I think Hornbeck is arguing in good faith, but is accepting as ‘evidence’ things that experts in the field consider to be outright funny. Or, we would consider it to be outright funny if the consequences weren’t so serious. Back when the FBI was claiming North Koreans were hacking Sony some friends of mine and I were wearing “Elite Hacker Unit” Tshirts I made on spreadshirt.com using Google translate Korean. We thought that was funny. I still think the cyrillic character set angle to attribute hacking to Russia is funny. I mean, seriously. I don’t want to rain on anyone’s prior probabilities but hacking is a huge industry in Romania, Belarus, Ukraine, Poland, Slovenia, and Serbia – also countries that use cyrillic typefaces. Basically, it depends where you get your keyboard. Or, more precisely, it depends where whoever wrote your malware got their keyboard. It is not evidence.
That’s a huge problem for Bayesian analysis: you’ve got a bit of evidence stuck in your priors that one person appears willing to accept, while another is not. Does that mean you just go “too bad” and crunch your priors – garbage in, garbage out – or do you stop the process and collect more evidence? I, of course, would argue for the latter, and nothing but the latter. Once you have enough evidence then you don’t need all the framework of Bayesian analysis. One can say “Bayesian analysis is what you’re doing inside, Marcus” – which is true – but I’m not exposing my assumptions and I’m willing to talk about them openly: what do I know, what don’t I know, what do I wish I knew, what facts would I consider critically important?
It would be tedious to go blow-by-blow through what Hornbeck presents as the evidence supporting his ‘priors’ because it’s a mis-mosh of stuff reported by different sources, speculation, facts, and secondhand analysis. Some of it I think may be true, some of it I think may not be, some of the secondhand analysis I think is pretty good, some of it I think is incredibly thin and weak. I’ve written about the problems with that, elsewhere: what I need is a solid stack of facts that I can form my own assessment from, and until then I’m going to withhold judgement.
I don’t think Hornbeck’s deliberately being deceptive, and I think his explanation of how Bayesian reasoning can be applied is actually pretty good: he neatly illustrates the problem of trying to reach a conclusion from a mish-mosh of half-digested opinion, some facts, and a biased set of starting assumptions. It’s the scientism of Bayesian analysis that bothers me, in this case: it’s pretending to be able to better understand a situation than we can, given the facts we have available to us. I get downright suspicious when someone starts trying to present Bayesian ‘priors’ because it feels like I’m looking at a bunch of rigged data – and 100% of the time so far (how’s that for a prior?) – that’s what it’s been.

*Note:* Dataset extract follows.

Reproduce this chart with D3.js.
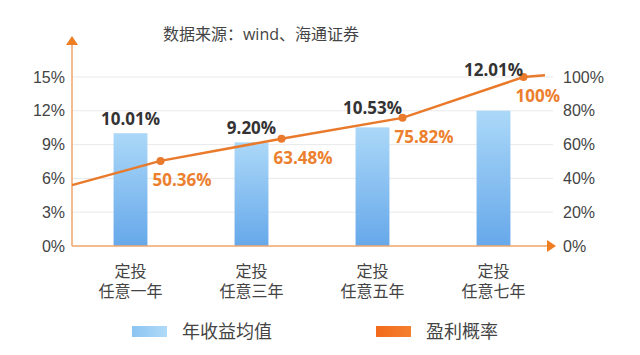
<!DOCTYPE html>
<html>
<head>
<meta charset="utf-8">
<script src="https://cdn.jsdelivr.net/npm/d3@7"></script>
<style>
  body { margin: 0; background: #fff; }
  svg { font-family: "Open Sans", "Noto Sans CJK SC", sans-serif; }
</style>
</head>
<body>
<div id="chart"></div>
<script>
// data
const categories = ["定投\n任意一年", "定投\n任意三年", "定投\n任意五年", "定投\n任意七年"];
const avgReturn = [10.01, 9.20, 10.53, 12.01];     // 年收益均值 (%)
const winRate = [50.36, 63.48, 75.82, 100];        // 盈利概率 (%)
const lineEdges = [36, 101];                       // line lead-in / lead-out values
const leftTicks = [0, 3, 6, 9, 12, 15];
const rightTicks = [0, 20, 40, 60, 80, 100];
const legendItems = ["年收益均值", "盈利概率"];

const W = 640, H = 355;
const orange = "#e97a2b";

const svg = d3.select("#chart").append("svg")
    .attr("width", W)
    .attr("height", H);

const defs = svg.append("defs");
const barGrad = defs.append("linearGradient")
    .attr("id", "barGrad").attr("x1", 0).attr("y1", 0).attr("x2", 0).attr("y2", 1);
barGrad.append("stop").attr("offset", "0%").attr("stop-color", "#abd8f8");
barGrad.append("stop").attr("offset", "100%").attr("stop-color", "#66a8ea");

// scales
const x = d3.scaleBand()
    .domain(categories)
    .range([70, 554])
    .paddingInner(0.72)
    .paddingOuter(0.36);

const yL = d3.scaleLinear().domain([0, 15]).range([246, 77]);
const yR = d3.scaleLinear().domain([0, 100]).range([246, 77]);

const axisX0 = 72, axisX1 = 556;

// title
svg.append("text")
    .attr("x", 261).attr("y", 40)
    .attr("text-anchor", "middle")
    .style("font-size", "16px")
    .style("fill", "#444")
    .text("数据来源：wind、海通证券");

// gridlines
svg.append("g").selectAll("line")
    .data(leftTicks.slice(1))
    .join("line")
    .attr("x1", axisX0).attr("x2", 553)
    .attr("y1", d => yL(d)).attr("y2", d => yL(d))
    .attr("stroke", "#e9e9e9")
    .attr("stroke-width", 1);

// left axis labels
const gL = svg.append("g")
    .attr("transform", `translate(${axisX0},0)`)
    .call(d3.axisLeft(yL).tickValues(leftTicks).tickFormat(d => d + "%").tickSize(0).tickPadding(7));
gL.select(".domain").remove();
gL.selectAll("text").style("font-size", "16px").style("fill", "#444").style("font-family", null);

// right axis labels
const gR = svg.append("g")
    .attr("transform", `translate(${axisX1},0)`)
    .call(d3.axisRight(yR).tickValues(rightTicks).tickFormat(d => d + "%").tickSize(0).tickPadding(7));
gR.select(".domain").remove();
gR.selectAll("text").style("font-size", "16px").style("fill", "#444").style("font-family", null);

// bars
svg.append("g").selectAll("rect")
    .data(avgReturn)
    .join("rect")
    .attr("x", (d, i) => x(categories[i]))
    .attr("y", d => yL(d))
    .attr("width", x.bandwidth())
    .attr("height", d => yL(0) - yL(d))
    .attr("fill", "url(#barGrad)");

// axes lines with arrows
svg.append("line")
    .attr("x1", axisX0).attr("x2", axisX0)
    .attr("y1", yL(0)).attr("y2", 43)
    .attr("stroke", "#f0a468").attr("stroke-width", 1.5);
svg.append("path")
    .attr("d", `M${axisX0},36 L${axisX0 - 6},45 L${axisX0 + 6},45 Z`)
    .attr("fill", "#ef7d22");
svg.append("line")
    .attr("x1", axisX0).attr("x2", 548)
    .attr("y1", yL(0)).attr("y2", yL(0))
    .attr("stroke", "#f0a468").attr("stroke-width", 1.5);
svg.append("path")
    .attr("d", `M${axisX1},${yL(0)} L547,${yL(0) - 6} L547,${yL(0) + 6} Z`)
    .attr("fill", "#ef7d22");

// line
const px = i => x(categories[i]) + x.bandwidth() / 2 + 30;
const pts = winRate.map((v, i) => [px(i), yR(v)]);
const linePts = [[axisX0, yR(lineEdges[0])], ...pts, [545, yR(lineEdges[1])]];

svg.append("path")
    .datum(linePts)
    .attr("d", d3.line())
    .attr("fill", "none")
    .attr("stroke", orange)
    .attr("stroke-width", 2.5);

svg.append("g").selectAll("circle")
    .data(pts)
    .join("circle")
    .attr("cx", d => d[0]).attr("cy", d => d[1])
    .attr("r", 4)
    .attr("fill", orange);

// line y at a given x (for placing bar labels above the line)
const lineYAt = xx => {
    for (let k = 0; k < linePts.length - 1; k++) {
        const [a, b] = [linePts[k], linePts[k + 1]];
        if (xx >= a[0] && xx <= b[0]) return a[1] + (b[1] - a[1]) * (xx - a[0]) / (b[0] - a[0]);
    }
    return Infinity;
};

// bar labels
svg.append("g").selectAll("text")
    .data(avgReturn)
    .join("text")
    .attr("x", (d, i) => x(categories[i]) + x.bandwidth() / 2)
    .attr("y", (d, i) => Math.min(yL(d) - 8, lineYAt(x(categories[i]) + x.bandwidth() / 2 + 15) - 6))
    .attr("text-anchor", "middle")
    .style("font-size", "17px")
    .style("font-weight", "bold")
    .style("fill", "#333")
    .text(d => d.toFixed(2) + "%");

// line labels
svg.append("g").selectAll("text")
    .data(winRate)
    .join("text")
    .attr("x", (d, i) => pts[i][0] - 8)
    .attr("y", (d, i) => pts[i][1] + 25)
    .style("font-size", "17px")
    .style("font-weight", "bold")
    .style("fill", "#ec7f2e")
    .text(d => (d === 100 ? "100" : d.toFixed(2)) + "%");

// category labels
const cat = svg.append("g").selectAll("text")
    .data(categories)
    .join("text")
    .attr("text-anchor", "middle")
    .style("font-size", "16px")
    .style("fill", "#444");
cat.each(function (d) {
    const t = d3.select(this);
    const cx = x(d) + x.bandwidth() / 2;
    d.split("\n").forEach((s, k) => {
        t.append("tspan").attr("x", cx).attr("y", 277 + k * 20).text(s);
    });
});

// legend
const lgGrad = defs.append("linearGradient").attr("id", "lgBlue");
lgGrad.append("stop").attr("offset", "0%").attr("stop-color", "#8cc4f2");
lgGrad.append("stop").attr("offset", "100%").attr("stop-color", "#b0dbf8");
const lgGrad2 = defs.append("linearGradient").attr("id", "lgOrange");
lgGrad2.append("stop").attr("offset", "0%").attr("stop-color", "#f26a1b");
lgGrad2.append("stop").attr("offset", "100%").attr("stop-color", "#f4802e");

const legendX = [132, 376];
const legendFill = ["url(#lgBlue)", "url(#lgOrange)"];
legendItems.forEach((name, i) => {
    const g = svg.append("g").attr("transform", `translate(${legendX[i]},326)`);
    g.append("rect").attr("width", 35).attr("height", 11).attr("fill", legendFill[i]);
    g.append("text")
        .attr("x", 50).attr("y", 12)
        .style("font-size", "18px")
        .style("fill", "#444")
        .text(name);
});
</script>
</body>
</html>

I’ve had many discussions about Bayesian priors and by the time we get through sorting out the assumptions, what we’ve had is an argument in which evidence is examined. That’s the ur-process for all skeptics and scientists: what is the evidence, what contradicts it, how does it align with other facts that we know? I’m sure that if Hornbeck and I sat down with a lot of coffee and a few hours, and walked through all the evidence and discussed it and weighed it, we’d have a much better understanding of our views and the situation – that’s how thinking about facts is done – that’s the important analytical process of weighing evidence and understanding the impact of facts. I see throwing a bunch of ‘priors’ and a Bayesian probability out on the table as a cheap way of bypassing the hard work: “here are my conclusions based on my carefully selected facts.”
Because Hornbeck forgot some of the important possibilities in his initial list, all of his subsequent effort is wasted; one cannot meaningfully apply estimates of likelihood after omitting an important part of the list of options, any attempts to “retcon” another option onto the list is going to be hopelessly biassed by confirmation bias and sunk cost bias. That may not be a problem for the proponents of Bayesian analysis, but to me it’s just bias piled atop bias with a bit of bias thrown in for kentucky windage.
The ancient skeptics argued that, to be convinced of a thing, one displays all the arguments for it and against it, examines them and considers them fairly, then if there is irrefutable argument for it (or against it) accepts the irrefutable argument. If there is doubt, one withholds judgement and waits for more arguments or facts. It’s a more difficult process, but it’s harder to game because it’s more obvious when someone has cherry-picked facts, or downplayed or omitted others. As I’ve said – I think Hornbeck’s Bayesian analysis is a pretty fair example of that kind of approach – I think he’s doing a service by illustrating how bad Bayesian analysis can be.
Now, to some people this isn’t good enough.
It’s not even close.
 This is nicely phrased in Andrew Gelman [gelman] as: “As the applied statistician Andrew Ehrenberg wrote in 1986, Bayesianism assumes: (a) Either a weak or uniform prior, in which case why bother?, (b) Or a strong prior, in which case why collect new data?, (c) Or more realistically, something in between, in which case Bayesianism always seems to duck the issue.”
“a matter of any importance” – obviously, if it’s not a matter of importance, then why perform the calculations at all? One of the problems with Bayesianism is that it presents a very strong argument while simultaneously disclaiming it as just a model. That’s a standard critique of statistics, namely that they tell you some interesting things about probabilities, but they can never actually confer knowledge about anything except the statistics themselves.
“bog-standard social science survey” – in a phrase, that’s why I reject most of what is being done in the social sciences as pseudoscience. Basically, it’s nothing more than a game of building circular definitions and publishing them as interesting results. How do we know Altemeyer’s authoritarianism index is any good? Because it reliably maps to the people who answer it as authoritarians. How do we know IQ tests are accurate? Because they accurately measure performance on IQ tests. Etc.
“promote subjective claims into objective claims” – because we are measuring and reasoning about people’s beliefs we are making objective claims about subjective beliefs. “9 out of 10 doctors recommend a glass of wine with dinner” does not mean a glass of wine with dinner is good or bad for your health; it just means that some percentage of doctors have some beliefs. I am immediately skeptical of such claims because I see them as consciously or unconsciously manipulative: they are trying to democratize truth. As Richard Feynman explained in his example of “how to measure the emperor of China’s nose”: take a load of responses and average them together, instead of asking the emperor’s assistant to ask the emperor’s permission to measure the damn thing.
Some stuff about the PAS tool webkit that was used on DNC [errata][securi] – if you open your ‘priors’ up to “anyone who can get their hands on a copy of PAS” instead of “Russian hackers” you’ve suddenly added about 100,000 additional potential attackers.
 I am referring here to Agrippa the Skeptic’s “mode of dispute” which was also presented in Sextus Empiricus.
I’ll also observe a funny thing about Bayesian reasoning: it’s got the same problem that AI have – you can crunch a whole lot of data down into a probability field or a Markov chain or a neural network but all they are capable of doing is emitting something that is mathematically highly similar to what you put into them. In that sense, “garbage in, garbage out” ought to serve as a refutation of Bayesian arguments, AI models, and human intelligence.